Having given some serious thought to my last post on the stifling atmosphere of many classical concerts, I’ve reached the conclusion that amplification is the best answer. This article in The Guardian states that classical concert volume levels reach up to 90 dB, compared to rock concerts hitting around 120 dB, around 30 times louder in real money. I’m not enough of a philistine to suggest that the full 120 dB is fitting, but I think there’s a level where the music can whelm without overwhelming and where the persistent cough of the old codger five seats down is no longer the loudest thing in the venue.

There is already an array of microphones dangling from wire trapezes in most large concert halls. All it would take is some subtle, real-time application of amplification to turn that feeble 90 dB into something that, combined with some great music, would knock everyone’s socks off.

Here’s an idea: Why not do an acoustic night for the purists and an amplified one for the perverts? Then assess the ticket sales, see if the elusive ‘young people’ start coming along to something that’s somewhere near the level they’re used to pumping into their ears at point-blank range from their stupid Beats headphones.
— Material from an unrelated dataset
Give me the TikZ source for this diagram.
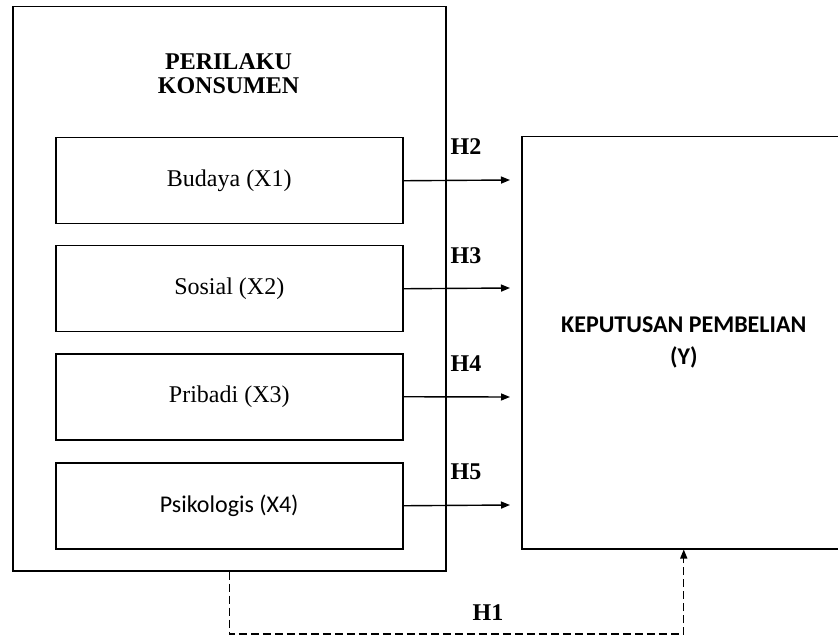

Whilst we’re at it, let’s have an introductory talk from the conductor beforehand so everyone is primed for what they’re about to hear. And finally, let’s have some applause between movements. Maybe even — and chop my fingers off for heresy if I’m going too far — a bit of clapping after the odd dazzling solo if the crowd feels the urge to do so. It might be hideous, but it might be awesome. It could just change the world of classical music.